* REQUIREMENTS
Starting at the first line of the listing below, repeat each line up to and including the one containing "[5, 25, 20, 45, 8, 5]]". Leave out pictures.

>>>>>

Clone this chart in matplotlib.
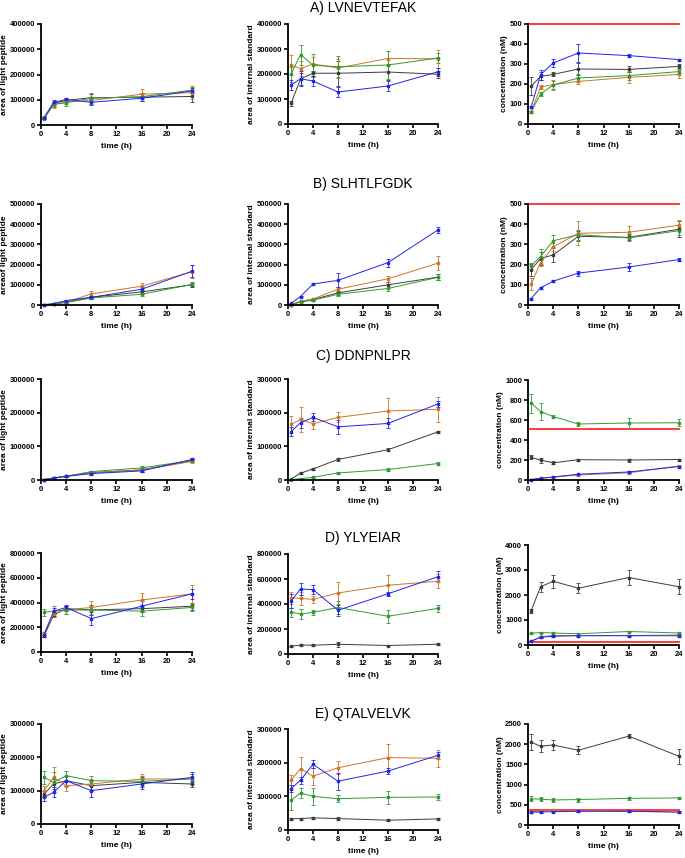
import numpy as np
from matplotlib import pyplot as plt

plt.rcParams['font.family'] = ['Liberation Sans', 'DejaVu Sans']

W, H = 685, 858
hours = [0.5, 2, 4, 8, 16, 24]
colors = ['#3c3c3c', '#cf7424', '#2f9a32', '#1f24f2']  # black, orange, green, blue

titles = ['A) LVNEVTEFAK', 'B) SLHTLFGDK', 'C) DDNPNLPR', 'D) YLYEIAR', 'E) QTALVELVK']

# each panel: rows = black, orange, green, blue
A_light = [[27000, 85000, 98000, 108000, 110000, 113000],
           [30000, 80000, 92000, 97000, 122000, 128000],
           [25000, 82000, 88000, 106000, 112000, 138000],
           [29000, 90000, 101000, 90000, 106000, 135000]]
A_light_err = [[3000, 8000, 5000, 15000, 15000, 20000],
               [5000, 12000, 10000, 15000, 20000, 25000],
               [3000, 10000, 12000, 22000, 15000, 12000],
               [3000, 8000, 5000, 12000, 10000, 10000]]
A_is = [[83000, 180000, 203000, 203000, 208000, 199000],
        [236000, 222000, 240000, 224000, 262000, 261000],
        [200000, 278000, 235000, 229000, 236000, 264000],
        [156000, 181000, 172000, 128000, 152000, 209000]]
A_is_err = [[10000, 25000, 10000, 50000, 30000, 15000],
            [40000, 30000, 30000, 35000, 30000, 35000],
            [30000, 40000, 45000, 45000, 55000, 20000],
            [20000, 30000, 20000, 20000, 20000, 15000]]
A_conc = [[188, 238, 248, 275, 273, 288],
          [60, 185, 197, 213, 233, 248],
          [60, 150, 195, 230, 242, 262],
          [83, 247, 305, 355, 342, 322]]
A_conc_err = [[45, 20, 10, 30, 15, 10],
              [5, 8, 25, 15, 30, 20],
              [5, 10, 20, 20, 20, 15],
              [5, 25, 20, 45, 8, 5]]

B_light = [[0, 5000, 15000, 38000, 65000, 100000],
           [0, 5000, 15000, 55000, 93000, 165000],
           [0, 4000, 12000, 35000, 53000, 102000],
           [2000, 7000, 22000, 38000, 78000, 167000]]
B_light_err = [[1000, 2000, 3000, 8000, 10000, 10000],
               [1000, 2000, 5000, 12000, 18000, 33000],
               [1000, 2000, 3000, 5000, 8000, 10000],
               [1000, 2000, 3000, 8000, 10000, 30000]]
B_is = [[2000, 17000, 27000, 60000, 100000, 138000],
        [2000, 18000, 30000, 78000, 130000, 207000],
        [1000, 15000, 24000, 53000, 82000, 137000],
        [8000, 42000, 104000, 122000, 210000, 372000]]
B_is_err = [[1000, 3000, 5000, 10000, 15000, 15000],
            [1000, 3000, 5000, 12000, 15000, 35000],
            [1000, 2000, 5000, 8000, 15000, 15000],
            [2000, 3000, 5000, 35000, 20000, 15000]]
B_conc = [[175, 230, 248, 340, 335, 375],
          [103, 210, 288, 355, 360, 395],
          [195, 240, 318, 348, 332, 368],
          [32, 85, 118, 158, 188, 225]]
B_conc_err = [[30, 30, 35, 25, 15, 40],
              [30, 15, 20, 60, 30, 25],
              [15, 35, 30, 25, 15, 20],
              [5, 5, 5, 12, 20, 8]]

C_light = [[1000, 6000, 11000, 22000, 30000, 58000],
           [1000, 6000, 11000, 21000, 30000, 55000],
           [1000, 6000, 11000, 25000, 36000, 58000],
           [1000, 6000, 11000, 19000, 27000, 61000]]
C_light_err = [[500, 1000, 1500, 3000, 5000, 5000],
               [500, 1000, 1500, 3000, 5000, 5000],
               [500, 1000, 1500, 3000, 6000, 5000],
               [500, 1000, 1500, 3000, 4000, 5000]]
C_is = [[3000, 20000, 33000, 61000, 90000, 143000],
        [165000, 180000, 167000, 186000, 205000, 210000],
        [1000, 4000, 8000, 21000, 31000, 49000],
        [144000, 170000, 186000, 158000, 168000, 226000]]
C_is_err = [[1000, 3000, 3000, 5000, 5000, 3000],
            [25000, 38000, 15000, 15000, 40000, 37000],
            [1000, 2000, 2000, 3000, 5000, 5000],
            [12000, 15000, 12000, 20000, 15000, 10000]]
C_conc = [[228, 198, 172, 203, 200, 205],
          [3, 15, 28, 50, 72, 140],
          [770, 685, 635, 560, 570, 572],
          [5, 18, 30, 58, 80, 135]]
C_conc_err = [[20, 25, 15, 10, 15, 10],
              [2, 3, 3, 8, 10, 15],
              [95, 85, 15, 20, 50, 35],
              [2, 3, 3, 5, 10, 10]]

D_light = [[130000, 300000, 350000, 340000, 350000, 370000],
           [150000, 310000, 340000, 360000, 420000, 470000],
           [320000, 330000, 340000, 340000, 330000, 360000],
           [140000, 330000, 360000, 270000, 370000, 470000]]
D_light_err = [[10000, 20000, 20000, 40000, 30000, 30000],
               [15000, 30000, 30000, 50000, 60000, 70000],
               [30000, 40000, 30000, 40000, 40000, 30000],
               [15000, 25000, 20000, 50000, 40000, 40000]]
D_is = [[62000, 72000, 70000, 78000, 68000, 78000],
        [450000, 445000, 437000, 488000, 550000, 582000],
        [335000, 320000, 333000, 372000, 302000, 365000],
        [425000, 520000, 515000, 350000, 482000, 618000]]
D_is_err = [[5000, 10000, 8000, 20000, 5000, 8000],
            [50000, 50000, 25000, 85000, 85000, 55000],
            [35000, 40000, 20000, 50000, 50000, 30000],
            [55000, 45000, 35000, 45000, 15000, 45000]]
D_conc = [[1380, 2330, 2550, 2270, 2700, 2330],
          [150, 330, 380, 380, 380, 400],
          [470, 500, 480, 450, 540, 480],
          [150, 310, 350, 370, 370, 370]]
D_conc_err = [[80, 200, 250, 200, 300, 300],
              [20, 30, 30, 30, 30, 30],
              [20, 30, 30, 30, 30, 30],
              [20, 30, 30, 30, 30, 30]]

E_light = [[90000, 120000, 130000, 115000, 125000, 120000],
           [100000, 140000, 115000, 120000, 135000, 135000],
           [140000, 125000, 145000, 130000, 128000, 135000],
           [80000, 95000, 130000, 100000, 120000, 140000]]
E_light_err = [[10000, 15000, 15000, 15000, 15000, 10000],
               [15000, 30000, 15000, 15000, 15000, 15000],
               [20000, 30000, 15000, 15000, 15000, 15000],
               [10000, 15000, 15000, 20000, 15000, 15000]]
E_is = [[33000, 34000, 36000, 34000, 29000, 33000],
        [148000, 182000, 160000, 185000, 215000, 213000],
        [88000, 110000, 100000, 93000, 97000, 98000],
        [123000, 148000, 195000, 145000, 175000, 222000]]
E_is_err = [[4000, 3000, 3000, 5000, 3000, 3000],
            [15000, 35000, 25000, 20000, 40000, 25000],
            [30000, 15000, 25000, 10000, 20000, 10000],
            [10000, 10000, 12000, 25000, 10000, 10000]]
E_conc = [[2050, 1950, 1980, 1850, 2200, 1700],
          [330, 340, 360, 350, 340, 320],
          [650, 640, 620, 630, 660, 670],
          [320, 320, 330, 340, 340, 320]]
E_conc_err = [[200, 150, 120, 100, 50, 180],
              [30, 30, 30, 30, 30, 20],
              [60, 50, 40, 50, 30, 30],
              [20, 20, 20, 20, 20, 20]]

# red reference line in the concentration panels
ref_conc = [500, 500, 515, 120, 360]

light = [A_light, B_light, C_light, D_light, E_light]
light_err = [A_light_err, B_light_err, C_light_err, D_light_err, E_light_err]
istd = [A_is, B_is, C_is, D_is, E_is]
istd_err = [A_is_err, B_is_err, C_is_err, D_is_err, E_is_err]
conc = [A_conc, B_conc, C_conc, D_conc, E_conc]
conc_err = [A_conc_err, B_conc_err, C_conc_err, D_conc_err, E_conc_err]

light_ylim = [(400000, 100000), (500000, 100000), (300000, 100000), (800000, 200000), (300000, 100000)]
istd_ylim = [(400000, 100000), (500000, 100000), (300000, 100000), (800000, 200000), (300000, 100000)]
conc_ylim = [(500, 100), (500, 100), (1000, 200), (4000, 1000), (2500, 500)]

light_label = ['area of light peptide', 'areaof light peptide', 'area of light peptide',
               'area of light peptide', 'area of light peptide']

# axes boxes in pixels: (left, top, right, bottom)
col_x = [(41, 192), (288, 438), (528, 679)]
row_y = [[(24, 125), (24, 124), (24, 124)],
         [(204, 305), (204, 305), (204, 305)],
         [(379, 480), (379, 480), (380, 480)],
         [(553, 652), (554, 654), (545, 645)],
         [(724, 824), (729, 830), (724, 825)]]
title_y = [8, 184, 356, 538, 714]

fig = plt.figure(figsize=(W / 100, H / 100), dpi=100)


def make_ax(col, row):
    x0, x1 = col_x[col]
    y0, y1 = row_y[row][col]
    return fig.add_axes([x0 / W, 1 - y1 / H, (x1 - x0) / W, (y1 - y0) / H])


def style(ax, ymax, ystep, ylabel):
    ax.set_xlim(0, 24)
    ax.set_ylim(0, ymax)
    ax.set_xticks(np.arange(0, 25, 4))
    ax.set_yticks(np.arange(0, ymax + 1, ystep))
    for s in ['top', 'right']:
        ax.spines[s].set_visible(False)
    for s in ['left', 'bottom']:
        ax.spines[s].set_linewidth(1.3)
    ax.tick_params(length=3, width=1.2, labelsize=5.5, pad=1.2)
    for lab in ax.get_xticklabels() + ax.get_yticklabels():
        lab.set_fontweight('bold')
    ax.set_xlabel('time (h)', fontsize=6, fontweight='bold', labelpad=4)
    ax.set_ylabel(ylabel, fontsize=6, fontweight='bold', labelpad=1)


def draw(ax, series, errs):
    for vals, err, c in zip(series, errs, colors):
        ax.errorbar(hours, vals, yerr=err, color=c, lw=0.7, marker='s', ms=2,
                    elinewidth=0.6, capsize=1.6, capthick=0.6, clip_on=False)


for r in range(5):
    ax = make_ax(0, r)
    draw(ax, light[r], light_err[r])
    style(ax, light_ylim[r][0], light_ylim[r][1], light_label[r])

    ax = make_ax(1, r)
    draw(ax, istd[r], istd_err[r])
    style(ax, istd_ylim[r][0], istd_ylim[r][1], 'area of internal standard')

    ax = make_ax(2, r)
    ax.plot([0, 24], [ref_conc[r], ref_conc[r]], color='#ff2a2a', lw=1.3, clip_on=False)
    draw(ax, conc[r], conc_err[r])
    style(ax, conc_ylim[r][0], conc_ylim[r][1], 'concentration (nM)')

    fig.text(363 / W, 1 - title_y[r] / H, titles[r], ha='center', va='center', fontsize=10)

plt.savefig('out.png', dpi=100)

<<<<<

* WRITTEN RESPONSE
Clone this chart in matplotlib.
import numpy as np
from matplotlib import pyplot as plt

plt.rcParams['font.family'] = ['Liberation Sans', 'DejaVu Sans']

W, H = 685, 858
hours = [0.5, 2, 4, 8, 16, 24]
colors = ['#3c3c3c', '#cf7424', '#2f9a32', '#1f24f2']  # black, orange, green, blue

titles = ['A) LVNEVTEFAK', 'B) SLHTLFGDK', 'C) DDNPNLPR', 'D) YLYEIAR', 'E) QTALVELVK']

# each panel: rows = black, orange, green, blue
A_light = [[27000, 85000, 98000, 108000, 110000, 113000],
           [30000, 80000, 92000, 97000, 122000, 128000],
           [25000, 82000, 88000, 106000, 112000, 138000],
           [29000, 90000, 101000, 90000, 106000, 135000]]
A_light_err = [[3000, 8000, 5000, 15000, 15000, 20000],
               [5000, 12000, 10000, 15000, 20000, 25000],
               [3000, 10000, 12000, 22000, 15000, 12000],
               [3000, 8000, 5000, 12000, 10000, 10000]]
A_is = [[83000, 180000, 203000, 203000, 208000, 199000],
        [236000, 222000, 240000, 224000, 262000, 261000],
        [200000, 278000, 235000, 229000, 236000, 264000],
        [156000, 181000, 172000, 128000, 152000, 209000]]
A_is_err = [[10000, 25000, 10000, 50000, 30000, 15000],
            [40000, 30000, 30000, 35000, 30000, 35000],
            [30000, 40000, 45000, 45000, 55000, 20000],
            [20000, 30000, 20000, 20000, 20000, 15000]]
A_conc = [[188, 238, 248, 275, 273, 288],
          [60, 185, 197, 213, 233, 248],
          [60, 150, 195, 230, 242, 262],
          [83, 247, 305, 355, 342, 322]]
A_conc_err = [[45, 20, 10, 30, 15, 10],
              [5, 8, 25, 15, 30, 20],
              [5, 10, 20, 20, 20, 15],
              [5, 25, 20, 45, 8, 5]]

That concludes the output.